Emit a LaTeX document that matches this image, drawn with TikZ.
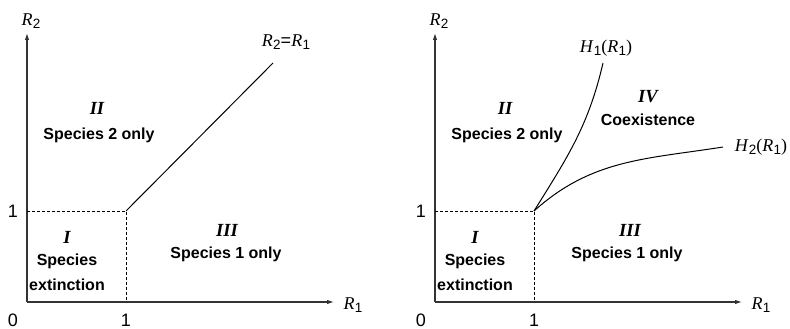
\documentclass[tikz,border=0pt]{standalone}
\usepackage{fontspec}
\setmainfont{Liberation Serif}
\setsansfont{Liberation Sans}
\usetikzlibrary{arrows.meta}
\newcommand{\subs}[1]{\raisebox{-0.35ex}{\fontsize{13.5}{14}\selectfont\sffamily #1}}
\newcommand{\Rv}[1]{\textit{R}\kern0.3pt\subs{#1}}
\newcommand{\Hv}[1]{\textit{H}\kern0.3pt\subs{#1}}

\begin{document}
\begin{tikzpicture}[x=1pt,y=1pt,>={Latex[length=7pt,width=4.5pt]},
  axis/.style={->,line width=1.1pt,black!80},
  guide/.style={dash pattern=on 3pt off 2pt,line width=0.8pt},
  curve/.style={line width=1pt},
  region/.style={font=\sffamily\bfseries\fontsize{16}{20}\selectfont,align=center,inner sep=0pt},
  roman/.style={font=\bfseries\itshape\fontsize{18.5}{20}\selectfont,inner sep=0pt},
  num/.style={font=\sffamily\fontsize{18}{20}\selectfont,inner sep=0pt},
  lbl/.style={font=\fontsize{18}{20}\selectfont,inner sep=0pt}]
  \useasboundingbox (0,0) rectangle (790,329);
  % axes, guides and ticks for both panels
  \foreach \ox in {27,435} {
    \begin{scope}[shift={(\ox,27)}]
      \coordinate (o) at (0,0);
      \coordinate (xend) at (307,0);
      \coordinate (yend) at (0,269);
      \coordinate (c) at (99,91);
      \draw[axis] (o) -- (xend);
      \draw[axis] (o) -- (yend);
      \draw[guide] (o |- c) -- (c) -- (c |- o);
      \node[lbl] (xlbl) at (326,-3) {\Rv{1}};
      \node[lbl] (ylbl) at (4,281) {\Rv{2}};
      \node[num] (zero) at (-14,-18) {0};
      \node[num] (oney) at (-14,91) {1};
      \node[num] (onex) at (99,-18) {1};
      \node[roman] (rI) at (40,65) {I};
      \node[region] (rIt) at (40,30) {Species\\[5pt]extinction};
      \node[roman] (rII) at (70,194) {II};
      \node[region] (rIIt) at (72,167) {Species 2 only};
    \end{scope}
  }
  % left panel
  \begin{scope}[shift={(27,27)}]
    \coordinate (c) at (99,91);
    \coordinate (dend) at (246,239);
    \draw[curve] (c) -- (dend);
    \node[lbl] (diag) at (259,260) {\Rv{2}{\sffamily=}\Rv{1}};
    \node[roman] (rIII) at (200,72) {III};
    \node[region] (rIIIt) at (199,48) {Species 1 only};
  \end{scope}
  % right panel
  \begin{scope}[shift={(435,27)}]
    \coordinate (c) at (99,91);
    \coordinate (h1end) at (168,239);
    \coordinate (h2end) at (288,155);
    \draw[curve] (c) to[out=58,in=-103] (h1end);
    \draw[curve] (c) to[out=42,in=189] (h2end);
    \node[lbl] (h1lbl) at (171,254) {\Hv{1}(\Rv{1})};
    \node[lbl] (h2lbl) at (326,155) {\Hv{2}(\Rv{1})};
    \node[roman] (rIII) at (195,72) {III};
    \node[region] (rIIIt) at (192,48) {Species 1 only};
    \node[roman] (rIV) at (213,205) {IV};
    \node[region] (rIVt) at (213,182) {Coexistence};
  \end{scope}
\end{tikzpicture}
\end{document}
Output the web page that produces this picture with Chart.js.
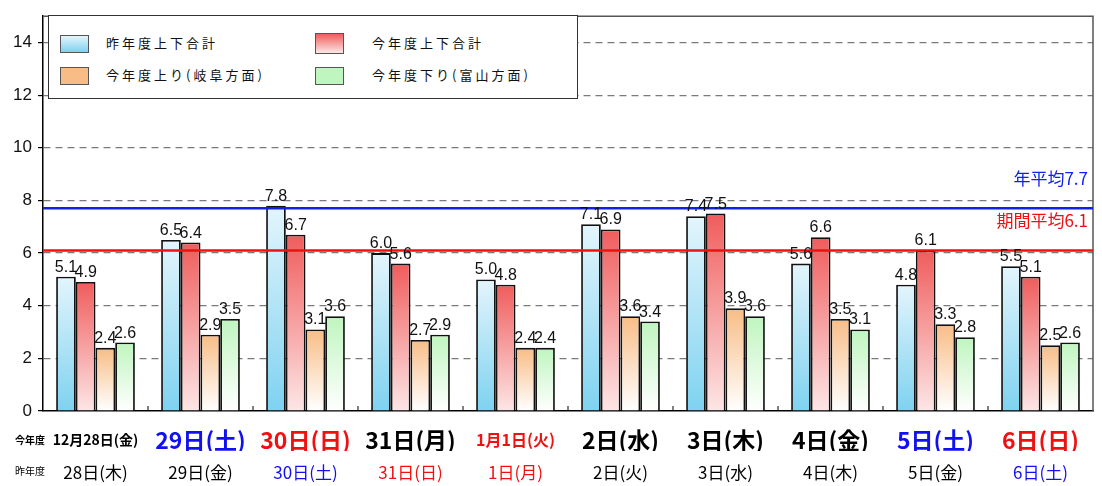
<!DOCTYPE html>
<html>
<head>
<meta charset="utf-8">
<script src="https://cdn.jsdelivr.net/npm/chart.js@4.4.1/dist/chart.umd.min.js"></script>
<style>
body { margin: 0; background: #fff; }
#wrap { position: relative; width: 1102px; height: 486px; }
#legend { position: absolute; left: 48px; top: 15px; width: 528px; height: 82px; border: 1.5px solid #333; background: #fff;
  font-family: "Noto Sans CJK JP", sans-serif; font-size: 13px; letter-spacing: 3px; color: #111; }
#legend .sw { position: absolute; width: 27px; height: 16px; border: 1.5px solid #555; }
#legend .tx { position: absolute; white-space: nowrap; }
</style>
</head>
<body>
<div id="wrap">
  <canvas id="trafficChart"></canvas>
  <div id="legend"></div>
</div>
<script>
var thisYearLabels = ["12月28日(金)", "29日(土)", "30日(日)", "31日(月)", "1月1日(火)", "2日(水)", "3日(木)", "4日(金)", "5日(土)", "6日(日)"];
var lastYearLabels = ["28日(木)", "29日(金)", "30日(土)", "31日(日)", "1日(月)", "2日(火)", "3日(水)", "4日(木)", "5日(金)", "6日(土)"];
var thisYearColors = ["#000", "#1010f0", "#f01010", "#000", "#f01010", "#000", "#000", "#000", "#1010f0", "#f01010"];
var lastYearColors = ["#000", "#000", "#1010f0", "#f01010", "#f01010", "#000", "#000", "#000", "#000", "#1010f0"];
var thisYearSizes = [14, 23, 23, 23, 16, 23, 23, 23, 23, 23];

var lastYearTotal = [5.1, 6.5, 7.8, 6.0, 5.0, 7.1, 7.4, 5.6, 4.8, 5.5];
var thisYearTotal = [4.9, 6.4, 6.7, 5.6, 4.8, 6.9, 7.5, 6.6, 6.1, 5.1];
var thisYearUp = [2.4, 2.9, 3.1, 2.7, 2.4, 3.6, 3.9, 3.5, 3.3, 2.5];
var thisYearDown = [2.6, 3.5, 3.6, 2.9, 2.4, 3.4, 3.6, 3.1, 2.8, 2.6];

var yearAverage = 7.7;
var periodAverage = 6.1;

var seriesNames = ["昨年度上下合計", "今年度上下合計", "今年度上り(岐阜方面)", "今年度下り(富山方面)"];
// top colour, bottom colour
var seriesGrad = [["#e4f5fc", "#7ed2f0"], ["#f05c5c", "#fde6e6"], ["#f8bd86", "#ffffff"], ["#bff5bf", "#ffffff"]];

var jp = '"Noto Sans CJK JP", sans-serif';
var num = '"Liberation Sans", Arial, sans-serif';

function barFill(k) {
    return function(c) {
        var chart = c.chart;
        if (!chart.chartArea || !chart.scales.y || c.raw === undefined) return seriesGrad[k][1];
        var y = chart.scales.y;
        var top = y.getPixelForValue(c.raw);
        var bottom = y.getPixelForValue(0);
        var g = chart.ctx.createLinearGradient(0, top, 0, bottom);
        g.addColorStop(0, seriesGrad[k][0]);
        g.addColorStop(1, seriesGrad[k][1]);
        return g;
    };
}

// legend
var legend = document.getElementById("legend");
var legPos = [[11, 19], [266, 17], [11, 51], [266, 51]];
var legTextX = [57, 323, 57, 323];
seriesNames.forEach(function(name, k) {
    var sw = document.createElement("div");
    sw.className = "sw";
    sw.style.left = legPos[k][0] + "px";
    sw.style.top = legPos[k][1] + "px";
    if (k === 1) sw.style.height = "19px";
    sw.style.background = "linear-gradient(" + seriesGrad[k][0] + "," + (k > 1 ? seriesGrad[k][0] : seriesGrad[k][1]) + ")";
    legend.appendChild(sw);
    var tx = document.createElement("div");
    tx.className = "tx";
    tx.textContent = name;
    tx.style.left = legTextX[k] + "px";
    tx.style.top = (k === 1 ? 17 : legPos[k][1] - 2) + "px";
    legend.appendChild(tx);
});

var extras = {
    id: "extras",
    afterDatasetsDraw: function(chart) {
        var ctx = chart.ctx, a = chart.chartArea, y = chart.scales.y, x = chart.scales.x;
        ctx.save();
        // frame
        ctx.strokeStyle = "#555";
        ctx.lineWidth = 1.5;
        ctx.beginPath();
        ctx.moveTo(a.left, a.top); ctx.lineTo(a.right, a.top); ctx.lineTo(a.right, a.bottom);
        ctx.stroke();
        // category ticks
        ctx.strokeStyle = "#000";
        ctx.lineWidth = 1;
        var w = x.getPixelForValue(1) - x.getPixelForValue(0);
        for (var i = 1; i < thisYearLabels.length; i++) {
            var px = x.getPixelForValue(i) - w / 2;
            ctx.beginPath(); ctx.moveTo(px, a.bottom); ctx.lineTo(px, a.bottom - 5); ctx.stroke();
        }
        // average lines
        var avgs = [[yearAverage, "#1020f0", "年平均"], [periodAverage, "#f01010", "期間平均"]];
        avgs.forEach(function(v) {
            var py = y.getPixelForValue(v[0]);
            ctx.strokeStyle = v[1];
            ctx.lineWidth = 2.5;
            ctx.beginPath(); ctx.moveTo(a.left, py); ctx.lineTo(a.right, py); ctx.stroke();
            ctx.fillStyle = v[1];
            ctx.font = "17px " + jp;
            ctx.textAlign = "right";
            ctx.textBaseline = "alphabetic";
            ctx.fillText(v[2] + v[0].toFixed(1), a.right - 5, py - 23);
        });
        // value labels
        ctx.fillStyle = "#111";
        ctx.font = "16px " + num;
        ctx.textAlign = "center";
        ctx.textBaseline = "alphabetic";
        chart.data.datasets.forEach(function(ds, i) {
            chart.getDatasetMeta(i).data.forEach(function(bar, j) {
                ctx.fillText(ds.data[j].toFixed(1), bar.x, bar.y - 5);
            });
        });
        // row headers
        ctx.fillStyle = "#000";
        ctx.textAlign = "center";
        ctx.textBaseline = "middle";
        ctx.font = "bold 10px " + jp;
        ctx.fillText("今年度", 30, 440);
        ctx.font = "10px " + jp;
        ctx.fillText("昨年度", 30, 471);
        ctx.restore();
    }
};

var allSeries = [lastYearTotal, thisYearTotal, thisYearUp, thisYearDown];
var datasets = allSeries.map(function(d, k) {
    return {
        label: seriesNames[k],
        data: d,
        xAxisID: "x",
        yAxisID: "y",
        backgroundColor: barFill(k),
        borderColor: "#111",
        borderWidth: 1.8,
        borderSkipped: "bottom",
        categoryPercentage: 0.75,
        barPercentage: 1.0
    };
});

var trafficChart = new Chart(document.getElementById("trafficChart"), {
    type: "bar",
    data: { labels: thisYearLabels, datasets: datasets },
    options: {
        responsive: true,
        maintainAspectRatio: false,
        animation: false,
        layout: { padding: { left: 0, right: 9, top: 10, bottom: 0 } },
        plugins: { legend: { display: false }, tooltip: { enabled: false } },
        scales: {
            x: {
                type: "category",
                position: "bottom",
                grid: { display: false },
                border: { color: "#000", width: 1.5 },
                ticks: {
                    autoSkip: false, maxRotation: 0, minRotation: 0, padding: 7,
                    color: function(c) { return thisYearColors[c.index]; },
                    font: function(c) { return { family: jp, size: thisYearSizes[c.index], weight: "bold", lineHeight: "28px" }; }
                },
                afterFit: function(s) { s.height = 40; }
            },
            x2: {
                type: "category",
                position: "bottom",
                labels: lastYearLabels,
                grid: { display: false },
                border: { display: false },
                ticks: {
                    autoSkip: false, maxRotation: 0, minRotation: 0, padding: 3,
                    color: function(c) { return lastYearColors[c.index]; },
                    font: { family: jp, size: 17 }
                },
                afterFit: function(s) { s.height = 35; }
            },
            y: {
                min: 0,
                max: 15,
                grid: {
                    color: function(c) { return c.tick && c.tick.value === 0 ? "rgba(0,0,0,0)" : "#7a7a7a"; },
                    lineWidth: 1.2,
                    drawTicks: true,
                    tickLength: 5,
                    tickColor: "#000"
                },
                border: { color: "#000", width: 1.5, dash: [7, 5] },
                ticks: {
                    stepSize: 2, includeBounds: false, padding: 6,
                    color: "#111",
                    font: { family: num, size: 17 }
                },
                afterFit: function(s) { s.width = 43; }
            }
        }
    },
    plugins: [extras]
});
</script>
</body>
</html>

------------

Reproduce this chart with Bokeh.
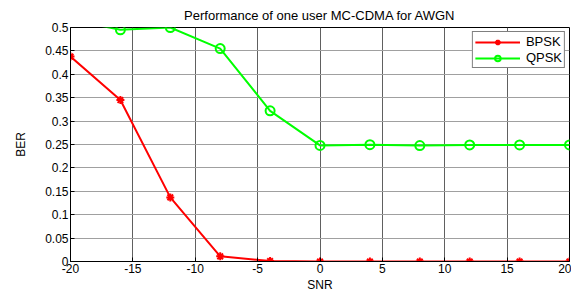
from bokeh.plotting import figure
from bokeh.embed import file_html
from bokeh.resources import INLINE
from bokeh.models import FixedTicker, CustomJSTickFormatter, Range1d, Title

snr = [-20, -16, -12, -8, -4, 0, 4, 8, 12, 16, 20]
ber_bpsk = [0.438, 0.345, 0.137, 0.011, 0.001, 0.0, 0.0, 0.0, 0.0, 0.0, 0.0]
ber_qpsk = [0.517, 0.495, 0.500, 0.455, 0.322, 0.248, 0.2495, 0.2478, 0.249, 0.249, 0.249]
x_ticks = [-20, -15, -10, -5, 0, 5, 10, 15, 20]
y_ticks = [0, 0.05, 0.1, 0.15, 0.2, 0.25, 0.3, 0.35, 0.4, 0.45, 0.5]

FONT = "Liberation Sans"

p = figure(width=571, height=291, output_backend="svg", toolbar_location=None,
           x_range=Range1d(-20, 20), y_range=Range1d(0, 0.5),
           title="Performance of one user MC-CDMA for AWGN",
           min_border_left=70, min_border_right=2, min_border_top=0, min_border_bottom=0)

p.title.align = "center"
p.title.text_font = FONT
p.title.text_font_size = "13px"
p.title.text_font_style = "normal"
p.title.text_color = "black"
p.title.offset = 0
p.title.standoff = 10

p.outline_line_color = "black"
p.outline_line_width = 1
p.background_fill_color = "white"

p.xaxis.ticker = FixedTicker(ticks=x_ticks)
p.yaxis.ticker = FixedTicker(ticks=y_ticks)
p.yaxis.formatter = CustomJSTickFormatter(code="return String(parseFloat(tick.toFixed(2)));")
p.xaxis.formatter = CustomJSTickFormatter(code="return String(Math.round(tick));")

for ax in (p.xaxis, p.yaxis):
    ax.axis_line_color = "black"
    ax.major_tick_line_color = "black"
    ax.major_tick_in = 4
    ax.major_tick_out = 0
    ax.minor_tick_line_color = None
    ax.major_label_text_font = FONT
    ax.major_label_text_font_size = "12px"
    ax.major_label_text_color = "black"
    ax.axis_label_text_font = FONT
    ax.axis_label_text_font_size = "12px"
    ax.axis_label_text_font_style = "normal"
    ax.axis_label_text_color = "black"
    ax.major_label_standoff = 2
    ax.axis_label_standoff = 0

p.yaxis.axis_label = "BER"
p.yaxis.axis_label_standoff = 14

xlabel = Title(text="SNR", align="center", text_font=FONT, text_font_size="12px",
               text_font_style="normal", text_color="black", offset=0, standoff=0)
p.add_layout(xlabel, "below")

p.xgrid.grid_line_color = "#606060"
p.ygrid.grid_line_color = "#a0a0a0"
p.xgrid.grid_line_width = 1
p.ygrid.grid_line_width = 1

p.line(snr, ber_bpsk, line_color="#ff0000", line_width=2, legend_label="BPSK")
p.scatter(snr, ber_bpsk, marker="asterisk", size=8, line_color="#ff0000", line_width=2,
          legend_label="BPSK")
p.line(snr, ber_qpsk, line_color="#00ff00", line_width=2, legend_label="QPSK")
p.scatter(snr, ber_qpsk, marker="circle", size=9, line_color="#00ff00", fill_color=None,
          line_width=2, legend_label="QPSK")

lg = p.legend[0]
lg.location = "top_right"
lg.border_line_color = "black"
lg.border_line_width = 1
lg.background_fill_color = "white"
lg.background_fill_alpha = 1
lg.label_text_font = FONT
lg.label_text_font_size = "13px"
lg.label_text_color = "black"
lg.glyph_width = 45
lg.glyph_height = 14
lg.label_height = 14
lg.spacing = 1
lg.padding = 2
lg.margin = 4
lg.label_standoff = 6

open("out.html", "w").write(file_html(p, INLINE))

------------

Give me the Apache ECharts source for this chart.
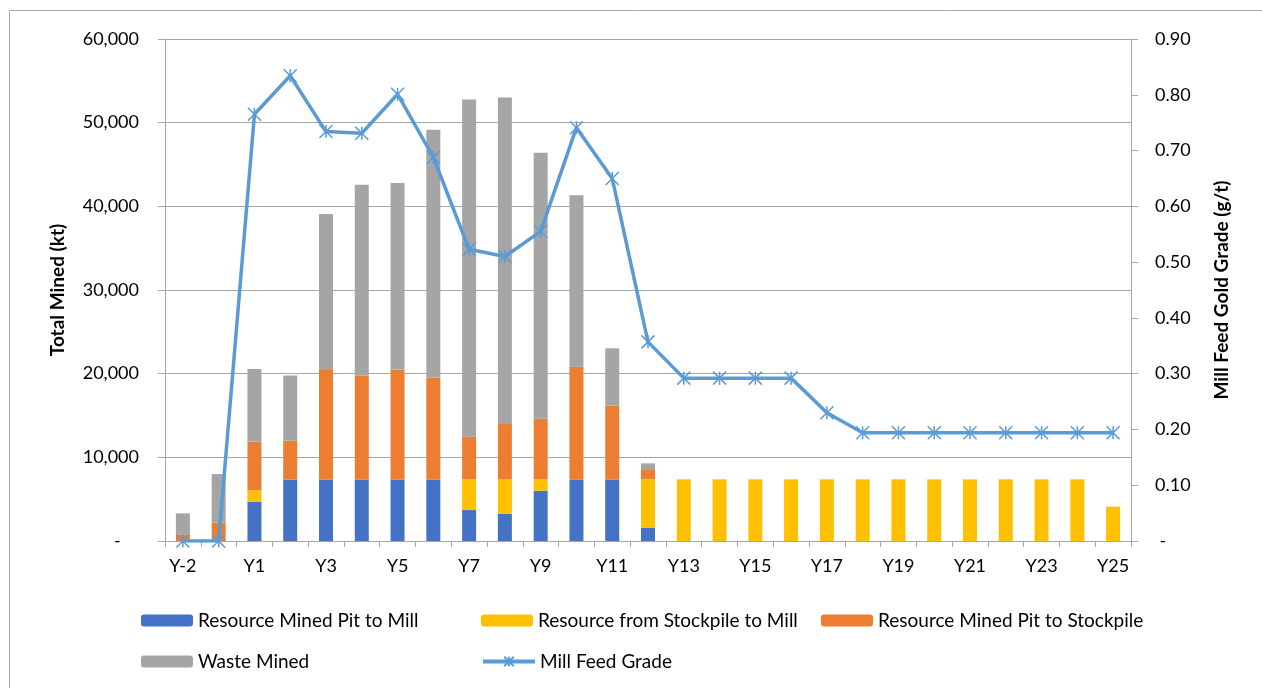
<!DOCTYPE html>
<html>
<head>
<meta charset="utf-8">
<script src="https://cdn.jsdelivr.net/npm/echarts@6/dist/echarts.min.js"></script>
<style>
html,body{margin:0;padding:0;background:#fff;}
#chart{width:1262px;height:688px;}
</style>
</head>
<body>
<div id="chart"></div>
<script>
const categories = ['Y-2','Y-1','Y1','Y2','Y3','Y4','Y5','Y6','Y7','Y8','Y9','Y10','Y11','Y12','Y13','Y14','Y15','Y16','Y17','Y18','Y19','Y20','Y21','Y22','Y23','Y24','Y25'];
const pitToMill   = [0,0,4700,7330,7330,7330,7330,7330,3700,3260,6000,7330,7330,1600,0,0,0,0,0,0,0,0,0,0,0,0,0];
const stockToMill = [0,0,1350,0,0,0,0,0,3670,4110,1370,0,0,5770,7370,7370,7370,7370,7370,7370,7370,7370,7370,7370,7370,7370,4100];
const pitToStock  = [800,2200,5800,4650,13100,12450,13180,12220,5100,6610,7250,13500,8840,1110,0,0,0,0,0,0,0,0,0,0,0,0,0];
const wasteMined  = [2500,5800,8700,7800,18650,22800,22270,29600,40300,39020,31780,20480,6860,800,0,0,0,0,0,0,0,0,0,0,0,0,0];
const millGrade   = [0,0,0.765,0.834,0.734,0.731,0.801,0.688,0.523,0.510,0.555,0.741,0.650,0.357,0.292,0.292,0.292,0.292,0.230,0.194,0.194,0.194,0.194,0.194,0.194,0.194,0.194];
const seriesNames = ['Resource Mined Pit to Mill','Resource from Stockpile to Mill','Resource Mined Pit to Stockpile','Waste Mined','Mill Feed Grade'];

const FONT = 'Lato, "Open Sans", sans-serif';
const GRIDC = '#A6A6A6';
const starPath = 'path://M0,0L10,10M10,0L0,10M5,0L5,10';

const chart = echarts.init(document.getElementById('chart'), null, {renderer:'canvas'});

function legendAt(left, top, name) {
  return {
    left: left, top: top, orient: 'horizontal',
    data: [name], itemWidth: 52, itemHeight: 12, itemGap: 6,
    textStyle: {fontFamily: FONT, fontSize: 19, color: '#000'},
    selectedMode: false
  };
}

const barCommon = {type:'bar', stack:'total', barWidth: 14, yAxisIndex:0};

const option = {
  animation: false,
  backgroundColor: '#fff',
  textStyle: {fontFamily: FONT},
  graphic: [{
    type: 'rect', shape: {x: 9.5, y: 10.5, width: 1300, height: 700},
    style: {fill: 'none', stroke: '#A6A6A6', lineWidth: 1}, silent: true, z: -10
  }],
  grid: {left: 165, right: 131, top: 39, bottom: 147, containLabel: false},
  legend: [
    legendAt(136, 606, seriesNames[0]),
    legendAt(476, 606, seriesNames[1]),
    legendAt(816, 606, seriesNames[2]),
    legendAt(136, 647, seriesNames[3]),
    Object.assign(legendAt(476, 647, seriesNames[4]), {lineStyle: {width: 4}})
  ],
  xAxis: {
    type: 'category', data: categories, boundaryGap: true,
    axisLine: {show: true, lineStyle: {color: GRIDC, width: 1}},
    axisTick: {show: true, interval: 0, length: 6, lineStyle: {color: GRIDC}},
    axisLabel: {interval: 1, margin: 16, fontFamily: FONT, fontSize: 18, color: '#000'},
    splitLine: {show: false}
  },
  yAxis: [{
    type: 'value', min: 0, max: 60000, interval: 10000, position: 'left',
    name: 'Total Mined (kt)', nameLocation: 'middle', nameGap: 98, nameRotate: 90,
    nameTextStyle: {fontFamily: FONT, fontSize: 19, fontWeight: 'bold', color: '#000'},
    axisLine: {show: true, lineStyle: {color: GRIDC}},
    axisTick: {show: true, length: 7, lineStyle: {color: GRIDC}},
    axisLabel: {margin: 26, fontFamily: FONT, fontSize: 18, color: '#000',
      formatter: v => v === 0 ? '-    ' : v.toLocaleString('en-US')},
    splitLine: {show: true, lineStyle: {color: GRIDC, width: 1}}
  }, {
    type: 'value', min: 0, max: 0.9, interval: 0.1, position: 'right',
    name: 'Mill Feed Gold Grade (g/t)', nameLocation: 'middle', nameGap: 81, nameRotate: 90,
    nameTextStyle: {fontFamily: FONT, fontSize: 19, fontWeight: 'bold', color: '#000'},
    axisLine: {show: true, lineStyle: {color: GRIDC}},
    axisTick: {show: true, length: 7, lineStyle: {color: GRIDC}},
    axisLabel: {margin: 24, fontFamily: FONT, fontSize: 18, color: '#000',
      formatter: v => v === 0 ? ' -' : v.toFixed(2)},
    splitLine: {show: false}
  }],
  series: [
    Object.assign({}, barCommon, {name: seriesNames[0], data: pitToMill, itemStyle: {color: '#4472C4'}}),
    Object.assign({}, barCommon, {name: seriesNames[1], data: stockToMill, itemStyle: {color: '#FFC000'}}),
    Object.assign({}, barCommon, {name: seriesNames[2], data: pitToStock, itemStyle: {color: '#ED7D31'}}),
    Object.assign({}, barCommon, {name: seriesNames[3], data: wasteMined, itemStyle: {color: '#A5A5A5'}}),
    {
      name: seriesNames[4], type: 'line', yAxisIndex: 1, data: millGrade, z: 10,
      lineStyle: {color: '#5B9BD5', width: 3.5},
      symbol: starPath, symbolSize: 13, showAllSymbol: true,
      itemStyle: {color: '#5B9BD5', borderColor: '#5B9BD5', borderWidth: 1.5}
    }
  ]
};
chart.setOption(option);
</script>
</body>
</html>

------------

## Exercise details
Copy every line of the entries above in which "that" occurs.

## Answer to this problem
Emit a LaTeX document that matches this image, drawn with TikZ.
Output the web page that produces this picture with Chart.js.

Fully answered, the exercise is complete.